Jan 28, 2002 06:47 AM
by bri_mue


Bill: "What is your religious background?"

My parents are not religious, but involved with nature and all of the 
arts, and so was I early on, and it had a strong influence on me.

I started in my early teens reading Carl Jung as a friend mentioned 
the word "psychology" as something "interesting". My interest quickly 
spread to parapsychology. 

Did read a copy of Isis and the SD (but not all of it) during that 
time, about 16 of age, and branched of from there to an interest in 
the various esoteric movements,17th 18th century secret societys and 
so on.

Travelled in North and South India, the Phillipines, staid for a year 
on Hawaii where my familiarity with American english comes from. 
During the time 9 or 10 years ago I was studying about Masonic secret 
societys as I mentioned above, I had a brief contact with Joscelyn 
Godwin who recomended Theosophical History Quarterly to me, and wich 
is when more of an interrest in the history of the various 
Theosophical movements started to devellop. I stayd a year in Dornach 
Switzerland to study Steiners movement art Eurythmy, its a small 
village and the environment was verry beautifull.
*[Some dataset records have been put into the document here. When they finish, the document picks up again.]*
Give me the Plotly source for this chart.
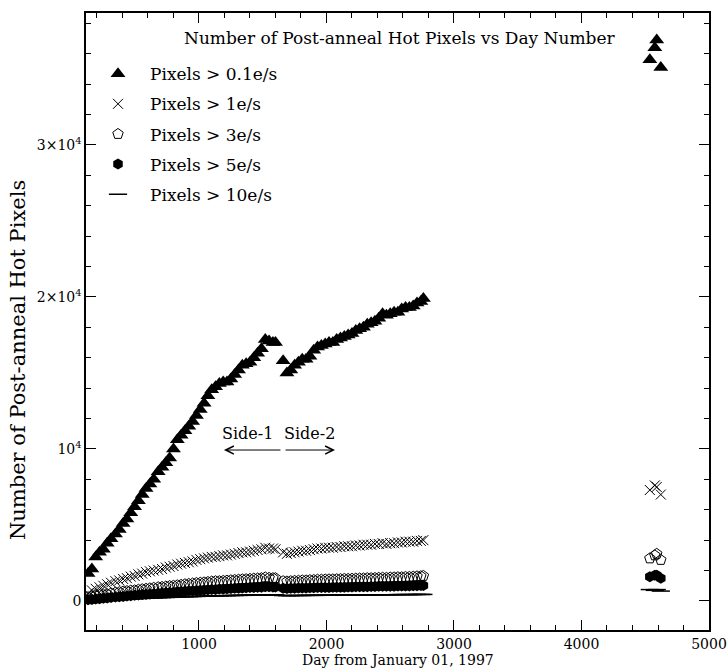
import plotly.graph_objects as go

# Observation days (days since 1997-01-01): side-1, side-2, and the late epoch
days_side1 = [130, 160, 190, 220, 250, 280, 310, 345, 375, 405,
              435, 465, 495, 525, 555, 585, 615, 645, 680, 710,
              740, 770, 800, 830, 860, 890, 920, 950, 980, 1010,
              1040, 1070, 1100, 1130, 1160, 1190, 1220, 1250, 1280, 1310,
              1340, 1370, 1400, 1430, 1460, 1490, 1520, 1550, 1580, 1600]
days_side2 = [1660, 1690, 1720, 1750, 1780, 1810, 1840, 1870, 1900, 1930,
              1960, 1990, 2020, 2050, 2080, 2110, 2140, 2170, 2200, 2230,
              2260, 2290, 2320, 2350, 2380, 2410, 2440, 2470, 2500, 2530,
              2560, 2590, 2620, 2650, 2680, 2710, 2740, 2760]
days_late = [4536, 4575, 4590, 4622]

# Hot-pixel counts in thousands for each threshold
hot_01 = [1.8, 2.1, 2.9, 3.2, 3.4, 3.8, 4.1, 4.4, 4.7, 5.1,
          5.4, 5.8, 6.2, 6.6, 7.0, 7.4, 7.7, 8.0, 8.5, 8.8,
          9.1, 9.4, 10.0, 10.6, 10.9, 11.2, 11.5, 11.8, 12.2, 12.6,
          13.0, 13.5, 13.9, 14.1, 14.3, 14.4, 14.4, 14.6, 14.9, 15.2,
          15.5, 15.6, 15.7, 16.0, 16.3, 16.6, 17.2, 17.1, 17.0, 17.0,
          15.8, 15.0, 15.2, 15.5, 15.7, 15.9, 15.9, 16.1, 16.5, 16.7,
          16.8, 16.9, 17.0, 17.0, 17.2, 17.3, 17.4, 17.5, 17.6, 17.8,
          17.9, 18.0, 18.2, 18.3, 18.4, 18.6, 18.9, 18.8, 18.9, 19.0,
          19.0, 19.2, 19.3, 19.3, 19.4, 19.6, 19.7, 19.9,
          35.6, 36.4, 36.9, 35.1]
hot_1 = [0.5, 0.7, 0.8, 0.9, 1.0, 1.1, 1.2, 1.3, 1.35, 1.45,
         1.5, 1.6, 1.65, 1.75, 1.8, 1.9, 1.95, 2.0, 2.05, 2.1,
         2.2, 2.25, 2.3, 2.4, 2.45, 2.5, 2.55, 2.6, 2.7, 2.75,
         2.8, 2.85, 2.9, 2.9, 2.95, 3.0, 3.0, 3.05, 3.1, 3.15,
         3.2, 3.2, 3.25, 3.3, 3.35, 3.4, 3.5, 3.45, 3.45, 3.4,
         3.2, 3.1, 3.15, 3.2, 3.25, 3.3, 3.3, 3.35, 3.4, 3.45,
         3.45, 3.5, 3.5, 3.5, 3.55, 3.55, 3.6, 3.6, 3.6, 3.65,
         3.65, 3.7, 3.7, 3.7, 3.75, 3.75, 3.8, 3.75, 3.8, 3.8,
         3.85, 3.85, 3.9, 3.9, 3.9, 3.95, 3.95, 4.0,
         7.3, 7.6, 7.5, 7.0]
hot_3 = [0.25, 0.3, 0.35, 0.4, 0.42, 0.45, 0.5, 0.55, 0.58, 0.62,
         0.65, 0.68, 0.7, 0.74, 0.77, 0.8, 0.83, 0.86, 0.9, 0.92,
         0.95, 0.98, 1.0, 1.03, 1.06, 1.1, 1.12, 1.15, 1.18, 1.2,
         1.22, 1.25, 1.28, 1.3, 1.3, 1.32, 1.34, 1.36, 1.38, 1.4,
         1.42, 1.43, 1.45, 1.47, 1.48, 1.5, 1.55, 1.52, 1.5, 1.5,
         1.3, 1.28, 1.3, 1.32, 1.33, 1.35, 1.35, 1.37, 1.38, 1.4,
         1.4, 1.41, 1.42, 1.42, 1.43, 1.44, 1.45, 1.45, 1.46, 1.47,
         1.48, 1.48, 1.5, 1.5, 1.51, 1.52, 1.53, 1.52, 1.54, 1.55,
         1.56, 1.56, 1.58, 1.58, 1.6, 1.62, 1.63, 1.65,
         2.8, 3.0, 3.1, 2.7]
hot_5 = [0.08, 0.1, 0.13, 0.15, 0.18, 0.2, 0.23, 0.26, 0.28, 0.3,
         0.33, 0.35, 0.37, 0.4, 0.42, 0.44, 0.46, 0.48, 0.5, 0.52,
         0.54, 0.56, 0.58, 0.6, 0.62, 0.64, 0.65, 0.67, 0.69, 0.7,
         0.72, 0.73, 0.75, 0.76, 0.78, 0.79, 0.8, 0.82, 0.83, 0.84,
         0.86, 0.87, 0.88, 0.89, 0.9, 0.91, 0.94, 0.93, 0.92, 0.92,
         0.84, 0.82, 0.83, 0.84, 0.85, 0.86, 0.86, 0.87, 0.87, 0.88,
         0.88, 0.89, 0.89, 0.9, 0.9, 0.91, 0.91, 0.92, 0.92, 0.93,
         0.93, 0.94, 0.94, 0.95, 0.95, 0.96, 0.96, 0.96, 0.97, 0.97,
         0.98, 0.98, 0.99, 0.99, 1.0, 1.0, 1.01, 1.02,
         1.6, 1.7, 1.7, 1.5]
hot_10 = [0.02, 0.03, 0.05, 0.06, 0.07, 0.08, 0.09, 0.1, 0.11, 0.12,
          0.13, 0.14, 0.15, 0.16, 0.17, 0.18, 0.19, 0.2, 0.21, 0.22,
          0.23, 0.24, 0.25, 0.26, 0.27, 0.28, 0.28, 0.29, 0.3, 0.31,
          0.32, 0.32, 0.33, 0.34, 0.34, 0.35, 0.35, 0.36, 0.36, 0.37,
          0.37, 0.38, 0.38, 0.39, 0.39, 0.4, 0.41, 0.41, 0.4, 0.4,
          0.36, 0.35, 0.35, 0.36, 0.36, 0.36, 0.37, 0.37, 0.37, 0.37,
          0.38, 0.38, 0.38, 0.38, 0.38, 0.39, 0.39, 0.39, 0.39, 0.39,
          0.4, 0.4, 0.4, 0.4, 0.4, 0.41, 0.41, 0.41, 0.41, 0.41,
          0.42, 0.42, 0.42, 0.42, 0.42, 0.43, 0.43, 0.43,
          0.75, 0.7, 0.75, 0.65]

series_names = ["Pixels > 0.1e/s", "Pixels > 1e/s", "Pixels > 3e/s",
                "Pixels > 5e/s", "Pixels > 10e/s"]
y_tick_vals = [0, 10000, 20000, 30000]
y_tick_text = ["0", "10<sup>4</sup>", "2×10<sup>4</sup>", "3×10<sup>4</sup>"]
x_tick_vals = [1000, 2000, 3000, 4000, 5000]

days = days_side1 + days_side2 + days_late
FONT = "DejaVu Serif"
BLACK = "black"

styles = [
    dict(symbol="triangle-up", size=13, color=BLACK),
    dict(symbol="x-thin-open", size=10, color=BLACK, line=dict(color=BLACK, width=1)),
    dict(symbol="pentagon-open", size=11, color=BLACK, line=dict(color=BLACK, width=1)),
    dict(symbol="hexagon", size=11, color=BLACK),
    dict(symbol="line-ew", size=13, color=BLACK, line=dict(color=BLACK, width=1.5)),
]

fig = go.Figure()
for i, (name, vals, mk) in enumerate(zip(series_names,
                                         [hot_01, hot_1, hot_3, hot_5, hot_10],
                                         styles)):
    fig.add_trace(go.Scatter(
        x=days, y=[v * 1000 for v in vals], mode="markers", name=name,
        legendgroup=f"g{i}", marker=mk,
    ))

axis_common = dict(
    showline=True, linecolor=BLACK, linewidth=1.5, mirror="ticks",
    ticks="inside", ticklen=10, tickwidth=1, tickcolor=BLACK,
    showgrid=False, zeroline=False, automargin=False,
    ticklabeloverflow="allow",
    tickfont=dict(family=FONT, size=14, color=BLACK),
)

fig.update_xaxes(
    range=[114, 5000], tickvals=x_tick_vals, ticklabelstandoff=0,
    minor=dict(dtick=200, ticks="inside", ticklen=5, tickcolor=BLACK, showgrid=False),
    **axis_common,
)
fig.update_yaxes(
    range=[-1910, 38680], tickvals=y_tick_vals, ticktext=y_tick_text,
    minor=dict(dtick=2000, ticks="inside", ticklen=5, tickcolor=BLACK, showgrid=False),
    **axis_common,
)

# Axis titles
fig.add_annotation(text="Day from January 01, 1997", xref="paper", yref="paper",
                   x=0.5008, y=-0.0494, xanchor="center", yanchor="middle", showarrow=False,
                   font=dict(family=FONT, size=14, color=BLACK))
fig.add_annotation(text="Number of Post-anneal Hot Pixels", xref="paper", yref="paper",
                   x=-0.109, y=0.4376, xanchor="center", yanchor="middle", textangle=-90,
                   showarrow=False, font=dict(family=FONT, size=21, color=BLACK))

# Chart heading inside the frame
fig.add_annotation(
    text="Number of Post-anneal Hot Pixels vs Day Number",
    xref="paper", yref="paper", x=0.504, y=0.9595, xanchor="center", yanchor="middle",
    showarrow=False, font=dict(family=FONT, size=17, color=BLACK),
)
fig.add_annotation(text="Side-1", x=1377, y=11050, showarrow=False, yanchor="middle",
                   font=dict(family=FONT, size=16, color=BLACK))
fig.add_annotation(text="Side-2", x=1863, y=11050, showarrow=False, yanchor="middle",
                   font=dict(family=FONT, size=16, color=BLACK))
# Direction arrows for the two readout sides
fig.add_annotation(x=1196, y=9930, ax=1651, ay=9930, axref="x", ayref="y", text="",
                   showarrow=True, arrowhead=5, arrowsize=1.6, arrowwidth=1, arrowcolor=BLACK)
fig.add_annotation(x=2067, y=9930, ax=1667, ay=9930, axref="x", ayref="y", text="",
                   showarrow=True, arrowhead=5, arrowsize=1.6, arrowwidth=1, arrowcolor=BLACK)

fig.update_layout(
    width=728, height=670,
    margin=dict(l=86, r=19, t=13, b=40),
    paper_bgcolor="white", plot_bgcolor="white",
    showlegend=True,
    legend=dict(x=0.0, y=0.930, xanchor="left", yanchor="top",
                bgcolor="rgba(0,0,0,0)", tracegroupgap=5, itemwidth=54,
                font=dict(family=FONT, size=17, color=BLACK)),
)

fig.write_html("out.html")
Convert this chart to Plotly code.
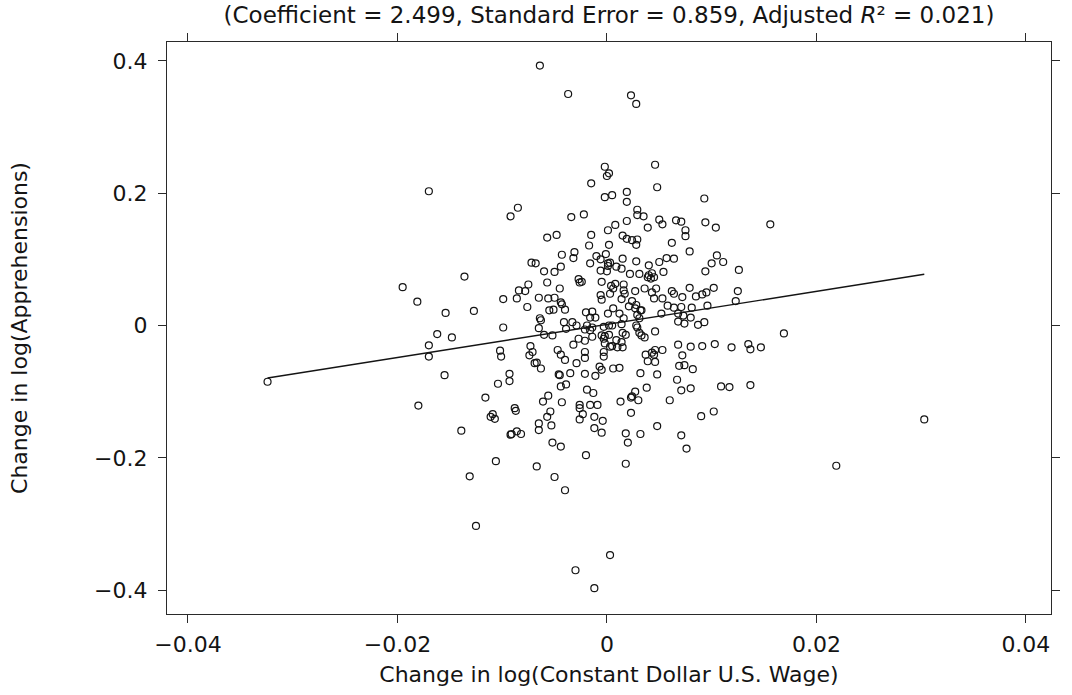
import plotly.graph_objects as go

# Change in log(Constant Dollar U.S. Wage)
wage_change = [
    -0.0064, -0.0037, 0.0023, 0.0028, -0.0015, -0.0170, -0.0085, -0.0092, -0.0034, -0.0022,
    -0.0048, -0.0057, -0.0015, -0.0002, 0.0002, 0.0000, 0.0046, 0.0048, 0.0019, -0.0002,
    0.0005, 0.0093, 0.0019, 0.0029, 0.0029, 0.0035, 0.0019, 0.0050, 0.0053, 0.0066,
    0.0071, 0.0094, 0.0104, 0.0156, 0.0039, 0.0008, 0.0001, 0.0075, 0.0075, 0.0015,
    0.0019, 0.0024, 0.0029, 0.0028, -0.0017, 0.0002, 0.0062, 0.0079, -0.0043, -0.0031,
    -0.0032, -0.0016, -0.0072, -0.0068, -0.0060, -0.0050, -0.0044, -0.0136, -0.0195, -0.0057,
    -0.0027, -0.0026, -0.0024, -0.0075, -0.0084, -0.0078, -0.0045, -0.0181, -0.0099, -0.0086,
    -0.0065, -0.0056, -0.0050, -0.0044, -0.0043, -0.0076, -0.0055, -0.0051, -0.0040, -0.0154,
    -0.0127, -0.0063, -0.0064, -0.0020, -0.0014, -0.0011, -0.0016, -0.0099, -0.0065, -0.0041,
    -0.0033, -0.0039, -0.0029, -0.0021, -0.0016, -0.0014, -0.0019, -0.0060, -0.0052, -0.0162,
    -0.0148, -0.0014, -0.0027, -0.0021, -0.0032, -0.0170, -0.0170, -0.0102, -0.0101, -0.0073,
    -0.0071, -0.0074, -0.0047, -0.0044, -0.0040, -0.0021, -0.0021, -0.0029, -0.0069, -0.0067,
    -0.0063, -0.0155, -0.0093, -0.0093, -0.0104, -0.0046, -0.0045, -0.0035, -0.0021, -0.0011,
    -0.0044, -0.0039, -0.0019, -0.0013, -0.0116, -0.0061, -0.0056, -0.0043, -0.0026, -0.0016,
    -0.0009, -0.0180, -0.0109, -0.0111, -0.0107, -0.0088, -0.0087, -0.0054, -0.0057, -0.0053,
    -0.0026, -0.0023, -0.0026, -0.0012, -0.0012, -0.0139, -0.0092, -0.0091, -0.0086, -0.0082,
    -0.0065, -0.0065, -0.0052, -0.0044, -0.0020, -0.0106, -0.0067, -0.0131, -0.0050, -0.0040,
    -0.0125, -0.0030, -0.0012, -0.0004, -0.0005, 0.0023, 0.0018, 0.0020, 0.0032, 0.0048,
    0.0071, 0.0076, 0.0090, 0.0102, 0.0018, 0.0003, -0.0324, 0.0303, 0.0219,
    -0.0010, -0.0006, -0.0001, 0.0001, 0.0015, 0.0028, 0.0040, 0.0050, 0.0057, 0.0064,
    0.0105, 0.0100, 0.0111, 0.0094, 0.0126, 0.0009, 0.0014, -0.0006, 0.0000, 0.0001,
    0.0003, 0.0022, 0.0031, 0.0039, 0.0040, 0.0043, 0.0045, 0.0042, 0.0054, -0.0005,
    0.0004, 0.0008, 0.0006, 0.0016, 0.0027, 0.0036, 0.0047, 0.0043, 0.0017, 0.0016,
    0.0062, 0.0064, 0.0079, 0.0072, 0.0085, 0.0091, 0.0095, 0.0102, 0.0125, 0.0123,
    -0.0006, -0.0005, 0.0003, 0.0014, 0.0024, 0.0021, 0.0045, 0.0053, 0.0058, 0.0006,
    0.0028, 0.0027, 0.0032, 0.0033, 0.0096, 0.0001, 0.0012, 0.0016, 0.0029, 0.0031,
    0.0052, 0.0064, 0.0071, 0.0081, 0.0068, 0.0068, 0.0073, 0.0074, 0.0080, 0.0087,
    0.0093, -0.0003, 0.0002, 0.0005, 0.0014, 0.0028, 0.0029, 0.0015, 0.0018, 0.0031,
    0.0033, 0.0036, 0.0046, -0.0005, -0.0002, 0.0002, -0.0003, 0.0009, -0.0002, 0.0003,
    0.0005, 0.0010, 0.0015, 0.0014, -0.0003, -0.0003, 0.0068, 0.0080, 0.0091, 0.0103,
    0.0119, 0.0135, 0.0137, 0.0147, 0.0169, 0.0037, 0.0043, 0.0045, 0.0046, 0.0053,
    0.0039, 0.0046, 0.0072, 0.0069, 0.0074, 0.0082, -0.0007, -0.0005, 0.0006, 0.0012,
    0.0032, 0.0048, 0.0067, 0.0038, 0.0071, 0.0080, 0.0109, 0.0117, 0.0137, 0.0027,
    0.0024, 0.0023, 0.0030, 0.0013, 0.0060,
]

# Change in log(Apprehensions)
apprehension_change = [
    0.393, 0.350, 0.348, 0.335, 0.215, 0.203, 0.178, 0.165, 0.164, 0.168,
    0.137, 0.133, 0.137, 0.240, 0.230, 0.226, 0.243, 0.209, 0.202, 0.194,
    0.197, 0.192, 0.187, 0.175, 0.167, 0.165, 0.158, 0.160, 0.153, 0.159,
    0.157, 0.156, 0.148, 0.153, 0.148, 0.152, 0.144, 0.144, 0.135, 0.136,
    0.131, 0.129, 0.130, 0.122, 0.121, 0.122, 0.125, 0.112, 0.107, 0.111,
    0.102, 0.094, 0.095, 0.094, 0.082, 0.081, 0.089, 0.074, 0.058, 0.065,
    0.070, 0.065, 0.066, 0.062, 0.053, 0.052, 0.056, 0.036, 0.040, 0.041,
    0.042, 0.041, 0.042, 0.035, 0.032, 0.028, 0.023, 0.024, 0.024, 0.019,
    0.022, 0.008, 0.011, 0.020, 0.021, 0.012, 0.012, -0.003, -0.004, 0.005,
    0.005, -0.005, 0.000, -0.006, -0.007, -0.003, 0.000, -0.014, -0.015, -0.013,
    -0.018, -0.017, -0.020, -0.023, -0.029, -0.030, -0.047, -0.038, -0.047, -0.031,
    -0.040, -0.045, -0.037, -0.044, -0.052, -0.040, -0.049, -0.057, -0.057, -0.056,
    -0.065, -0.075, -0.073, -0.084, -0.088, -0.074, -0.075, -0.072, -0.073, -0.076,
    -0.092, -0.089, -0.097, -0.102, -0.109, -0.115, -0.106, -0.116, -0.120, -0.120,
    -0.120, -0.121, -0.134, -0.138, -0.141, -0.125, -0.129, -0.130, -0.138, -0.151,
    -0.125, -0.134, -0.142, -0.138, -0.155, -0.159, -0.165, -0.164, -0.160, -0.164,
    -0.148, -0.158, -0.177, -0.183, -0.196, -0.205, -0.213, -0.228, -0.229, -0.249,
    -0.303, -0.370, -0.397, -0.144, -0.162, -0.132, -0.163, -0.177, -0.164, -0.152,
    -0.166, -0.186, -0.137, -0.130, -0.209, -0.347, -0.085, -0.142, -0.212,
    0.105, 0.100, 0.108, 0.094, 0.101, 0.097, 0.091, 0.096, 0.102, 0.101,
    0.106, 0.094, 0.096, 0.082, 0.084, 0.089, 0.086, 0.083, 0.082, 0.090,
    0.095, 0.078, 0.078, 0.073, 0.076, 0.079, 0.073, 0.071, 0.081, 0.066,
    0.060, 0.063, 0.056, 0.062, 0.052, 0.056, 0.056, 0.050, 0.048, 0.053,
    0.052, 0.048, 0.057, 0.043, 0.044, 0.047, 0.050, 0.057, 0.052, 0.037,
    0.046, 0.039, 0.048, 0.040, 0.037, 0.029, 0.041, 0.041, 0.030, 0.026,
    0.031, 0.026, 0.023, 0.023, 0.030, 0.018, 0.018, 0.011, 0.016, 0.011,
    0.018, 0.027, 0.028, 0.027, 0.018, 0.006, 0.015, 0.003, 0.012, 0.001,
    0.005, -0.002, 0.000, 0.000, 0.002, 0.000, -0.003, -0.011, -0.014, -0.011,
    -0.015, -0.018, -0.009, -0.015, -0.016, -0.014, -0.020, -0.022, -0.027, -0.032,
    -0.031, -0.033, -0.033, -0.025, -0.040, -0.047, -0.029, -0.032, -0.031, -0.028,
    -0.033, -0.028, -0.036, -0.033, -0.012, -0.044, -0.041, -0.044, -0.037, -0.037,
    -0.054, -0.055, -0.045, -0.061, -0.060, -0.066, -0.062, -0.067, -0.065, -0.064,
    -0.072, -0.074, -0.082, -0.094, -0.098, -0.095, -0.092, -0.093, -0.090, -0.100,
    -0.107, -0.109, -0.113, -0.115, -0.113,
]

# Fitted regression (coefficient from the title, intercept)
coefficient = 2.499
intercept = 0.0017

title_text = ("(Coefficient = 2.499, Standard Error = 0.859, "
              "Adjusted <i>R</i>\u00b2 = 0.021)")
x_title = "Change in log(Constant Dollar U.S. Wage)"
y_title = "Change in log(Apprehensions)"
x_ticks = [-0.04, -0.02, 0, 0.02, 0.04]
x_tick_labels = ["\u22120.04", "\u22120.02", "0", "0.02", "0.04"]
y_ticks = [-0.4, -0.2, 0, 0.2, 0.4]
y_tick_labels = ["\u22120.4", "\u22120.2", "0", "0.2", "0.4"]

x_min, x_max = min(wage_change), max(wage_change)
fit_x = [x_min, x_max]
fit_y = [intercept + coefficient * v for v in fit_x]

FONT = "DejaVu Sans, Verdana, sans-serif"
INK = "#141414"

fig = go.Figure()
fig.add_trace(go.Scatter(
    x=wage_change, y=apprehension_change, mode="markers",
    marker=dict(symbol="circle-open", size=7, color=INK,
                line=dict(width=1.2, color=INK)),
    showlegend=False, hoverinfo="x+y",
))
fig.add_trace(go.Scatter(
    x=fit_x, y=fit_y, mode="lines",
    line=dict(color=INK, width=1.4),
    showlegend=False,
))

axis_common = dict(
    showline=True, linecolor="#2a2a2a", linewidth=1.2,
    mirror="ticks", ticks="outside", ticklen=8, tickwidth=1, tickcolor="#2a2a2a",
    showgrid=False, zeroline=False,
    tickfont=dict(family=FONT, size=22, color=INK),
)

fig.update_layout(
    width=1072, height=695,
    margin=dict(l=167, r=15, t=42, b=78),
    paper_bgcolor="white", plot_bgcolor="white",
    font=dict(family=FONT, color=INK),
    title=dict(text=title_text, x=0.5, xref="paper", y=1 - 15 / 695,
               yref="container", yanchor="middle", xanchor="center",
               font=dict(family=FONT, size=23, color=INK)),
    xaxis=dict(range=[-0.0420, 0.0424], tickvals=x_ticks, ticktext=x_tick_labels,
               ticklabelstandoff=2,
               title=dict(text=x_title, font=dict(family=FONT, size=22, color=INK),
                          standoff=11),
               **axis_common),
    yaxis=dict(range=[-0.4361, 0.4286], tickvals=y_ticks, ticktext=y_tick_labels,
               ticklabelstandoff=6,
               title=dict(text=y_title, font=dict(family=FONT, size=22, color=INK),
                          standoff=60),
               **axis_common),
)

fig.write_html("out.html")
During my trips to 
India I also visited Adyar, and was in the Indian Headquarters in 
Benares.

As far as reacting to fundamentalism, or forms of diminishing other 
people, looking at the different esoteric groups, psychological 
groups, cultural groups, the many ideas people have in various 
societys, the unity seems to ly in accepting their diversity, and in 
one or the other situation this or that might work better then 
another. 

As for Theosophy, I already gave some of my opinions on the list, but 
basicly expecially Blavatskyan Theosophy (probably the reason it 
interests me) contains so many different things that TS members 
often don't seem to be aware of, and seems to have been more explored 
in the studys of Godwin, Johnson, Deveney, and some of the 
Theosophical History Q. crew, that I was surprised to find out by 
members of this list not to have not been read widely.

Sylvia Cranston might be a good book for first comers, but I think 
would be wise to follow up with the more in depth above others, and 
not just move from Cranston into religious type generalizations.

A different story as with Blavatsky (would need another approach) is 
Leadbeaterian Theosophy or Alice Baily, that certainly are variations 
based on Blavatsky's initial synthesis, and so on. 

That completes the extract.